A compelling dialogue between a photograph’s performance as a document and as an object plays out through the materiality of Hawkins’ works. Similarly, Salt Lake-based photographer Kimberly Anderson engages the physicality of her chosen subject, the Great Salt Lake, by integrating the landscape into her salted paper prints. Brine Canal, Bonneville Salt Flats, Utah (2015) is a diptych of a bleak, sepia-toned landscape that appears wholly inhospitable to any form of living thing. The starkness is unnerving, evoking markedly cinematic post-apocalyptic and inter-planetary tropes.

In addition to the photographs themselves, Anderson collects personal narratives linked to the Lake Bonneville region. These quirky accounts are occasionally printed alongside her artworks, illuminating the imagery in editioned folios and online. Her ongoing weblog Utah Bigfoot, “a photographic essay of Utah Bigfoot habitat,” does not hide the artist’s fondness for the paranormal and absurd. She embraces the potential for storytelling, evoking meaning from even the most desolate of scenes.

Kimberly Anderson. Brine Canal, Bonneville Salt Flats, Utah, 2015; salted paper print, reclaimed wood. 26 5/8 x 56 1/4 inches. Courtesy of the Artist and Photographic Center Northwest.

Kimberly Anderson. Brine Canal, Bonneville Salt Flats, Utah, 2015; salted paper print, reclaimed wood; 26 5/8 x 56 1/4 in. Courtesy of the Artist and Photographic Center Northwest.

Salt/Water transitions from the macro to micro with a selection of works from English photographer Susan Derges, who, like Riepenhoff, uses a technique of producing camera-less prints. Star Field Cypress (2003) was created by submerging light-sensitive photo paper in a body of water at night.

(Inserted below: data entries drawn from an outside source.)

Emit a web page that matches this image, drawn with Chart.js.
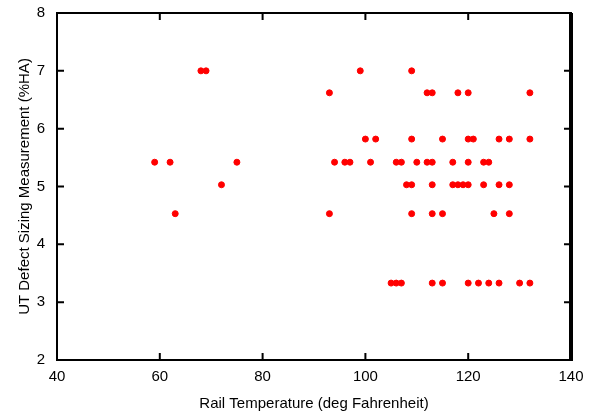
<!DOCTYPE html>
<html>
<head>
<meta charset="utf-8">
<script src="https://cdn.jsdelivr.net/npm/chart.js@4"></script>
<style>
  html, body { margin: 0; padding: 0; background: #fff; }
  #wrap { width: 593px; height: 417px; }
</style>
</head>
<body>
<div id="wrap"><canvas id="chart"></canvas></div>
<script>
// rail temperature (deg F) and UT defect sizing (%HA)
const temps = [
  59, 62, 75, 94, 96, 97, 101, 106, 107, 110, 112, 113, 117, 120, 123, 124,
  68, 69, 99, 109,
  93, 112, 113, 118, 120, 132,
  100, 102, 109, 115, 120, 121, 126, 128, 132,
  72, 108, 109, 113, 117, 118, 119, 120, 123, 126, 128,
  63, 93, 109, 113, 115, 125, 128,
  105, 106, 107, 113, 115, 120, 122, 124, 126, 130, 132
];
const sizing = [
  5.42, 5.42, 5.42, 5.42, 5.42, 5.42, 5.42, 5.42, 5.42, 5.42, 5.42, 5.42, 5.42, 5.42, 5.42, 5.42,
  7.0, 7.0, 7.0, 7.0,
  6.62, 6.62, 6.62, 6.62, 6.62, 6.62,
  5.82, 5.82, 5.82, 5.82, 5.82, 5.82, 5.82, 5.82, 5.82,
  5.03, 5.03, 5.03, 5.03, 5.03, 5.03, 5.03, 5.03, 5.03, 5.03, 5.03,
  4.53, 4.53, 4.53, 4.53, 4.53, 4.53, 4.53,
  3.33, 3.33, 3.33, 3.33, 3.33, 3.33, 3.33, 3.33, 3.33, 3.33, 3.33
];
const xTicks = [40, 60, 80, 100, 120, 140];
const yTicks = [2, 3, 4, 5, 6, 7, 8];

const points = temps.map((t, i) => ({ x: t, y: sizing[i] }));

// frame and inward tick marks like the original plot
const frame = {
  id: 'frame',
  afterDraw(chart) {
    const { ctx, chartArea: a, scales } = chart;
    ctx.save();
    ctx.strokeStyle = '#000';
    ctx.lineWidth = 2;
    ctx.strokeRect(a.left, a.top, a.right - a.left, a.bottom - a.top);
    ctx.lineWidth = 4;
    ctx.beginPath();
    ctx.moveTo(a.right, a.top);
    ctx.lineTo(a.right, a.bottom + 1);
    ctx.stroke();
    ctx.lineWidth = 2;
    ctx.beginPath();
    xTicks.forEach(v => {
      const px = scales.x.getPixelForValue(v);
      ctx.moveTo(px, a.bottom); ctx.lineTo(px, a.bottom - 7);
      ctx.moveTo(px, a.top); ctx.lineTo(px, a.top + 7);
    });
    yTicks.forEach(v => {
      const py = scales.y.getPixelForValue(v);
      ctx.moveTo(a.left, py); ctx.lineTo(a.left + 7, py);
      ctx.moveTo(a.right, py); ctx.lineTo(a.right - 7, py);
    });
    ctx.stroke();
    ctx.restore();
  }
};

const font = { family: '"Liberation Sans", Arial, sans-serif', size: 15 };

new Chart(document.getElementById('chart'), {
  type: 'scatter',
  data: {
    datasets: [{
      data: points,
      backgroundColor: '#ff0000',
      borderColor: '#ff0000',
      pointRadius: 3,
      pointHoverRadius: 3,
      borderWidth: 1
    }]
  },
  options: {
    responsive: true,
    maintainAspectRatio: false,
    animation: false,
    layout: { padding: { top: 2, right: 22, left: 0, bottom: 0 } },
    plugins: { legend: { display: false }, tooltip: { enabled: false } },
    scales: {
      x: {
        type: 'linear', min: 40, max: 140,
        afterBuildTicks: s => { s.ticks = xTicks.map(v => ({ value: v })); },
        afterFit: s => { s.height = 57; },
        grid: { display: false },
        border: { display: false },
        ticks: { color: '#000', font, padding: 0, maxRotation: 0 },
        title: { display: true, text: 'Rail Temperature (deg Fahrenheit)', color: '#000', font, padding: { top: 6 } }
      },
      y: {
        type: 'linear', min: 2, max: 8,
        afterBuildTicks: s => { s.ticks = yTicks.map(v => ({ value: v })); },
        afterFit: s => { s.width = 57; },
        grid: { display: false },
        border: { display: false },
        ticks: { color: '#000', font, padding: 4 },
        title: { display: true, text: 'UT Defect Sizing Measurement (%HA)', color: '#000', font, padding: { top: 16 } }
      }
    }
  },
  plugins: [frame]
});
</script>
</body>
</html>
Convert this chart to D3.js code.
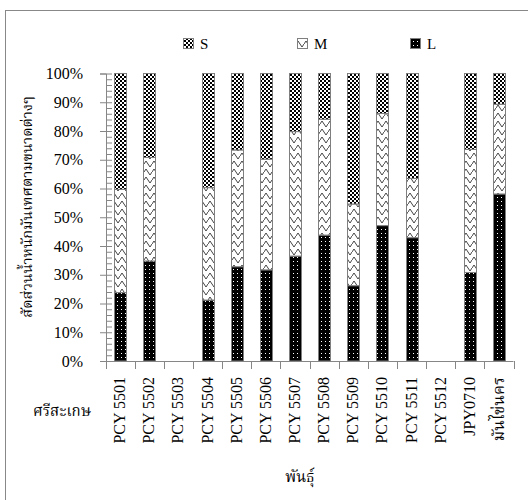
<!DOCTYPE html>
<html><head><meta charset="utf-8">
<script src="https://cdn.jsdelivr.net/npm/d3@7"></script>
<style>
html,body{margin:0;padding:0;background:#fff;}
svg{display:block;}
.serif{font-family:"Liberation Serif","Times New Roman",serif;}
.thai{font-family:"Noto Serif Thai","Noto Sans Thai","Loma","Garuda","Tlwg Typo","Noto Sans",sans-serif;}
</style>
</head><body>
<script>
const categories = ["PCY 5501","PCY 5502","PCY 5503","PCY 5504","PCY 5505","PCY 5506","PCY 5507","PCY 5508","PCY 5509","PCY 5510","PCY 5511","PCY 5512","JPY0710","มันไข่นคร"];
const seriesKeys = ["L","M","S"];
const valuesL = [23.8,34.8,0,21.2,32.8,31.7,36.5,43.8,26.2,47.1,42.9,0,30.8,58.1];
const valuesM = [35.9,36.0,0,39.1,40.6,38.5,43.3,40.3,28.4,39.0,20.6,0,42.8,31.2];
const valuesS = [40.3,29.2,0,39.7,26.6,29.8,20.2,15.9,45.4,13.9,36.5,0,26.4,10.7];
const yTicks = [0,10,20,30,40,50,60,70,80,90,100];
const yTitle = "สัดส่วนน้ำหนักมันเทศตามขนาดต่างๆ";
const xTitle = "พันธุ์";
const groupLabel = "ศรีสะเกษ";
const legendOrder = ["S","M","L"];

const W = 528, H = 500;
const svg = d3.select("body").append("svg").attr("width", W).attr("height", H);
svg.append("rect").attr("width", W).attr("height", H).attr("fill", "#fff");

const defs = svg.append("defs");
const pS = defs.append("pattern").attr("id","pS").attr("patternUnits","userSpaceOnUse").attr("width",4).attr("height",4);
pS.append("rect").attr("width",4).attr("height",4).attr("fill","#fff");
pS.append("rect").attr("x",0).attr("y",0).attr("width",2).attr("height",2).attr("fill","#000");
pS.append("rect").attr("x",2).attr("y",2).attr("width",2).attr("height",2).attr("fill","#000");
pS.append("rect").attr("x",1).attr("y",1).attr("width",1).attr("height",1).attr("fill","#000");
const pM = defs.append("pattern").attr("id","pM").attr("patternUnits","userSpaceOnUse").attr("width",8).attr("height",8);
pM.append("rect").attr("width",8).attr("height",8).attr("fill","#fff");
pM.append("path").attr("d","M0,4 L2,1 L6,7 L8,4").attr("fill","none").attr("stroke","#444").attr("stroke-width",1);
const pL = defs.append("pattern").attr("id","pL").attr("patternUnits","userSpaceOnUse").attr("width",4).attr("height",4);
pL.append("rect").attr("width",4).attr("height",4).attr("fill","#000");
pL.append("rect").attr("x",1).attr("y",1).attr("width",1).attr("height",1).attr("fill","#fff");
const fillOf = {S:"url(#pS)", M:"url(#pM)", L:"url(#pL)"};

svg.append("rect").attr("x",5.5).attr("y",10.5).attr("width",540).attr("height",520)
  .attr("fill","none").attr("stroke","#888").attr("stroke-width",1);

const x = d3.scaleBand().domain(categories).range([105.5, 513.5]).paddingInner(0.59).paddingOuter(0.295);
const y = d3.scaleLinear().domain([0,100]).range([361, 73.5]);

const rows = categories.map((c,i)=>({cat:c, L:valuesL[i], M:valuesM[i], S:valuesS[i]}));
const stacked = d3.stack().keys(seriesKeys)(rows);

const gBars = svg.append("g");
stacked.forEach(layer=>{
  gBars.append("g").selectAll("rect").data(layer.filter(d=>d[1]-d[0]>0)).join("rect")
    .attr("x", d=>Math.round(x(d.data.cat))+0.5)
    .attr("y", d=>y(d[1]))
    .attr("width", Math.round(x.bandwidth()))
    .attr("height", d=>y(d[0])-y(d[1]))
    .attr("fill", fillOf[layer.key])
    .attr("stroke","#7f7f7f").attr("stroke-width",1);
});

const axisColor = "#868686";
const yAxisL = d3.axisLeft(y).tickValues(yTicks).tickSize(6).tickPadding(17).tickFormat(d=>d+"%");
const gy = svg.append("g").attr("transform","translate(106,0)").call(yAxisL);
gy.select(".domain").attr("stroke",axisColor);
gy.selectAll(".tick line").attr("stroke",axisColor);
gy.selectAll(".tick text").attr("class","serif").attr("font-size",16).attr("fill","#000");
const minor = d3.range(0,101,2);
const yAxisR = d3.axisRight(y).tickValues(minor).tickSize(6).tickFormat("");
const gy2 = svg.append("g").attr("transform","translate(106,0)").call(yAxisR);
gy2.select(".domain").remove();
gy2.selectAll(".tick line").attr("stroke",axisColor);

const gx = svg.append("g");
gx.append("line").attr("x1",x.range()[0]).attr("x2",x.range()[1]).attr("y1",361.5).attr("y2",361.5).attr("stroke",axisColor);
const bounds = d3.range(categories.length+1).map(i=>x.range()[0]+i*x.step());
gx.selectAll("line.tk").data(bounds).join("line").attr("class","tk")
  .attr("x1",d=>Math.round(d)+0.5).attr("x2",d=>Math.round(d)+0.5).attr("y1",361).attr("y2",369).attr("stroke",axisColor);
gx.selectAll("text.lab").data(categories).join("text").attr("class",d=>/[\u0E00-\u0E7F]/.test(d)?"lab thai":"lab serif")
  .attr("transform",d=>`translate(${x(d)+x.bandwidth()/2+5},377) rotate(-90)`)
  .attr("text-anchor","end").attr("font-size",16).attr("fill","#000").text(d=>d);

svg.append("text").attr("class","thai").attr("x",62).attr("y",416).attr("text-anchor","middle")
  .attr("font-size",15).attr("fill","#000").text(groupLabel);
svg.append("text").attr("class","thai").attr("transform","translate(32,207) rotate(-90)")
  .attr("text-anchor","middle").attr("font-size",14.5).attr("fill","#000").text(yTitle);
svg.append("text").attr("class","thai").attr("x",300).attr("y",482).attr("text-anchor","middle")
  .attr("font-size",15).attr("fill","#000").text(xTitle);

const legX = {S:183, M:297, L:410};
const gl = svg.append("g");
legendOrder.forEach(k=>{
  gl.append("rect").attr("x",legX[k]+0.5).attr("y",38.5).attr("width",10).attr("height",10)
    .attr("fill",fillOf[k]).attr("stroke","#7f7f7f");
  gl.append("text").attr("class","serif").attr("x",legX[k]+17).attr("y",48.5).attr("font-size",15)
    .attr("fill","#000").text(k);
});
</script>
</body></html>
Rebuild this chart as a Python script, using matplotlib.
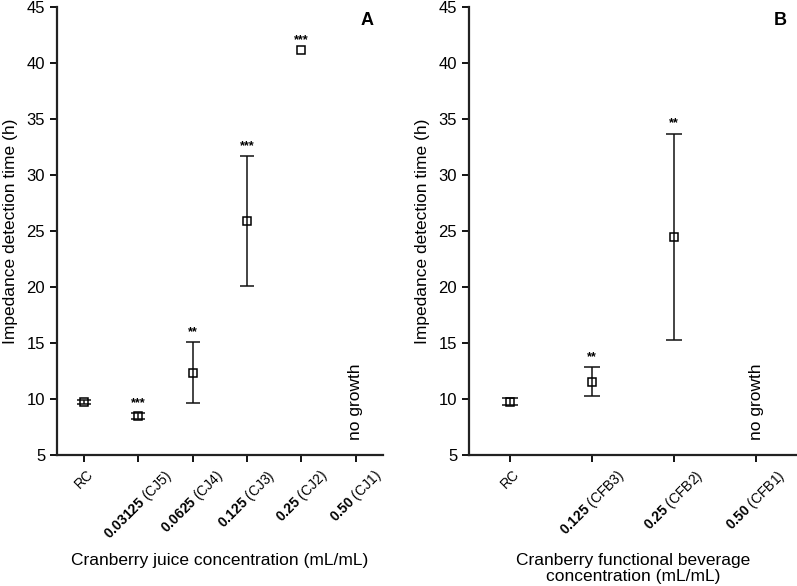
import matplotlib
matplotlib.use('Agg')
import matplotlib.pyplot as plt
import matplotlib.transforms as mtransforms

plt.rcParams['font.family'] = ['Liberation Sans', 'DejaVu Sans']
plt.rcParams['mathtext.fontset'] = 'custom'
plt.rcParams['mathtext.bf'] = 'Liberation Sans:bold'
plt.rcParams['mathtext.rm'] = 'Liberation Sans'

nan = float('nan')

# panel A: cranberry juice
juice_conc = ['0.03125', '0.0625', '0.125', '0.25', '0.50']
juice_codes = ['CJ5', 'CJ4', 'CJ3', 'CJ2', 'CJ1']
juice_mean = [9.75, 8.5, 12.35, 25.9, 41.15]
juice_err = [0.2, 0.25, 2.7, 5.8, nan]
juice_sig = ['', '***', '**', '***', '***']

# panel B: cranberry functional beverage
bev_conc = ['0.125', '0.25', '0.50']
bev_codes = ['CFB3', 'CFB2', 'CFB1']
bev_mean = [9.75, 11.55, 24.5]
bev_err = [0.3, 1.3, 9.2]
bev_sig = ['', '**', '**']


def make_labels(conc, codes):
    labels = ['RC']
    for c, k in zip(conc, codes):
        labels.append(r'$\mathbf{' + c + '}$ (' + k + ')')
    return labels


def draw_panel(ax, labels, mean, err, sig, letter, xlabel, capsize, pad):
    n = len(labels)
    xs = list(range(len(mean)))
    ax.errorbar(xs, mean, yerr=err, fmt='s', mfc='none', mec='black', ms=6,
                mew=1.1, ecolor='#111111', elinewidth=1.1, capsize=capsize,
                capthick=1.1, color='black')
    for x, m, e, s in zip(xs, mean, err, sig):
        if s:
            top = m + (e if e == e else 0) + 0.35
            ax.text(x, top, s, ha='center', va='bottom', fontsize=9,
                    fontweight='bold')
    ax.text(n - 1, 9.8, 'no growth', rotation=90, ha='center', va='center',
            fontsize=12.5)
    ax.set_xlim(-0.5, n - 0.5)
    ax.set_ylim(5, 45)
    ax.set_yticks(range(5, 46, 5))
    ax.set_xticks(range(n))
    ax.set_xticklabels(labels, rotation=45, ha='center', fontsize=10)
    shift = mtransforms.ScaledTranslation(-5 / 100, 0, ax.figure.dpi_scale_trans)
    for lab in ax.get_xticklabels():
        lab.set_transform(lab.get_transform() + shift)
    ax.tick_params(axis='y', labelsize=12, direction='out', length=5, width=1.3)
    ax.tick_params(axis='x', direction='out', length=5, width=1.3)
    for side in ['top', 'right']:
        ax.spines[side].set_visible(False)
    for side in ['left', 'bottom']:
        ax.spines[side].set_linewidth(1.6)
        ax.spines[side].set_color('#222222')
    ax.set_ylabel('Impedance detection time (h)', fontsize=12.5, labelpad=6)
    ax.set_xlabel(xlabel, fontsize=12.5, labelpad=pad, linespacing=1.1)
    ax.text(0.95, 0.97, letter, transform=ax.transAxes, ha='center', va='center',
            fontsize=13, fontweight='bold')


fig = plt.figure(figsize=(7.97, 5.86), dpi=100)
ax1 = fig.add_axes([0.0715, 0.2235, 0.409, 0.7645])
ax2 = fig.add_axes([0.5885, 0.2235, 0.4115, 0.7645])

draw_panel(ax1, make_labels(juice_conc, juice_codes), juice_mean, juice_err,
           juice_sig, 'A', 'Cranberry juice concentration (mL/mL)', 5, 7.5)
draw_panel(ax2, make_labels(bev_conc, bev_codes), bev_mean, bev_err,
           bev_sig, 'B', 'Cranberry functional beverage\nconcentration (mL/mL)', 6, 10)

fig.savefig('out.png', dpi=100)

A constellation of stars punctuates the visual plane of the print—the night sky, providing just enough illumination to register and record what is in the water above. There is poetry in Derges’s way of looking at landscape. Her images reflect on the minutia of ripples and shadows, subtle expressions of harmony, and a sense that all is at peace in the world.

Susan Derges, Star Field Cypress, 2003; Cibachrome print; 66 x 24 inches. Courtesy of Danziger Gallery, New York.

Susan Derges. Star Field Cypress, 2003; Cibachrome print; 66 x 24 in. Courtesy of Danziger Gallery, New York.

In Seattle, there is something amiss—indeed, decidedly antagonistic—about a city composed of 41% water that builds so insistently upward. Developers continue to raze hills, drill transportation tunnels below seabeds, and build high-rise condominiums—containing and manipulating the landscape, as opposed to working within its material flows. The photography in Salt/Water emphasizes a generative and more meaningful communion with the landscape—an elemental correspondence between nature and human experience—where the photograph emerges as an intermediary trace.

Salt/Water is on view at the Photographic Center Northwest in Seattle through April 3, 2016.